# Data section
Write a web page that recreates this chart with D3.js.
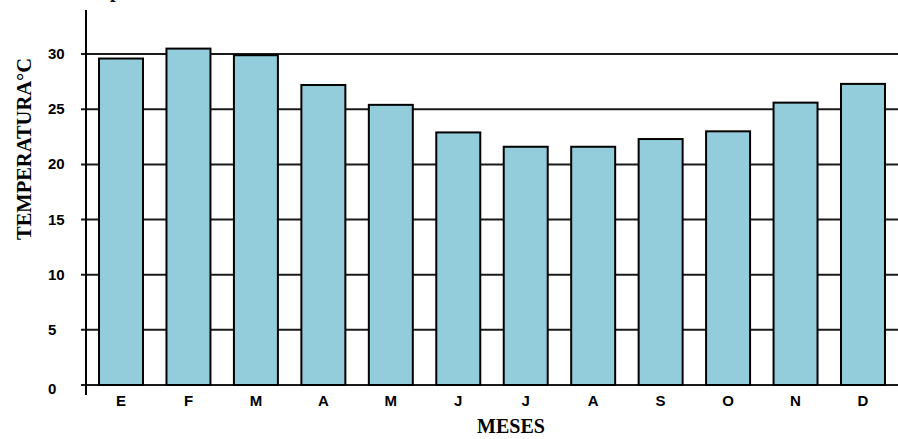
<!DOCTYPE html>
<html>
<head>
<meta charset="utf-8">
<script src="https://cdn.jsdelivr.net/npm/d3@7"></script>
<style>
  html, body { margin: 0; padding: 0; background: #fff; }
  svg { display: block; }
</style>
</head>
<body>
<svg id="chart" width="898" height="439"></svg>
<script>
// Monthly mean temperature (°C)
const months = ["E", "F", "M", "A", "M", "J", "J", "A", "S", "O", "N", "D"];
const temps = [29.6, 30.5, 29.9, 27.2, 25.4, 22.9, 21.6, 21.6, 22.3, 23.0, 25.6, 27.3];
const yTicks = [0, 5, 10, 15, 20, 25, 30];
const yTitle = "TEMPERATURA°C";
const xTitle = "MESES";
const chartTitle = "Temperatura media mensual";

const W = 898, H = 439;
const svg = d3.select("#chart");

const axisX = 86;
const x = d3.scaleBand()
  .domain(d3.range(months.length))
  .range([axisX, W])
  .paddingInner(0.348)
  .paddingOuter(0.193);

const y = d3.scaleLinear().domain([0, 34]).range([385, 10]);

// Title (runs off the top edge)
svg.append("text")
  .attr("x", 73).attr("y", -3)
  .attr("font-family", "Liberation Serif, Times New Roman, serif")
  .attr("font-weight", "bold")
  .attr("font-size", 20)
  .attr("fill", "#000")
  .text(chartTitle);

// Horizontal gridlines with short ticks left of the axis
svg.append("g").selectAll("line")
  .data(yTicks)
  .join("line")
  .attr("x1", axisX - 5).attr("x2", W)
  .attr("y1", d => y(d)).attr("y2", d => y(d))
  .attr("stroke", "#1a1a1a").attr("stroke-width", 2);

// Y tick labels (left aligned)
svg.append("g").selectAll("text")
  .data(yTicks)
  .join("text")
  .attr("x", 48)
  .attr("y", d => y(d) + (d === 0 ? 9 : 5))
  .attr("font-family", "Liberation Sans, Arial, sans-serif")
  .attr("font-weight", "bold")
  .attr("font-size", 15)
  .attr("fill", "#000")
  .text(d => d);

// Bars
svg.append("g").selectAll("rect")
  .data(temps)
  .join("rect")
  .attr("x", (d, i) => x(i))
  .attr("y", d => y(d))
  .attr("width", x.bandwidth())
  .attr("height", d => y(0) - y(d))
  .attr("fill", "#93cddb")
  .attr("stroke", "#000")
  .attr("stroke-width", 2);

// Vertical axis line
svg.append("line")
  .attr("x1", axisX).attr("x2", axisX)
  .attr("y1", y.range()[1]).attr("y2", y(0) + 10)
  .attr("stroke", "#000").attr("stroke-width", 2);

// Month labels
svg.append("g").selectAll("text")
  .data(months)
  .join("text")
  .attr("x", (d, i) => x(i) + x.bandwidth() / 2)
  .attr("y", 406)
  .attr("text-anchor", "middle")
  .attr("font-family", "Liberation Sans, Arial, sans-serif")
  .attr("font-weight", "bold")
  .attr("font-size", 15)
  .attr("fill", "#000")
  .text(d => d);

// X axis title
svg.append("text")
  .attr("x", 511).attr("y", 433)
  .attr("text-anchor", "middle")
  .attr("font-family", "Liberation Serif, Times New Roman, serif")
  .attr("font-weight", "bold")
  .attr("font-size", 20)
  .attr("fill", "#000")
  .text(xTitle);

// Y axis title (condensed to fit beside the axis)
svg.append("text")
  .attr("transform", "translate(31,149) rotate(-90)")
  .attr("text-anchor", "middle")
  .attr("font-family", "Liberation Serif, Times New Roman, serif")
  .attr("font-weight", "bold")
  .attr("font-size", 22)
  .attr("textLength", 182)
  .attr("lengthAdjust", "spacingAndGlyphs")
  .attr("fill", "#000")
  .text(yTitle);
</script>
</body>
</html>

# Aim of the task
For each line of the listing that holds the word "with", show that line.

# Full answer
Write a web page that recreates this chart with D3.js.
// Horizontal gridlines with short ticks left of the axis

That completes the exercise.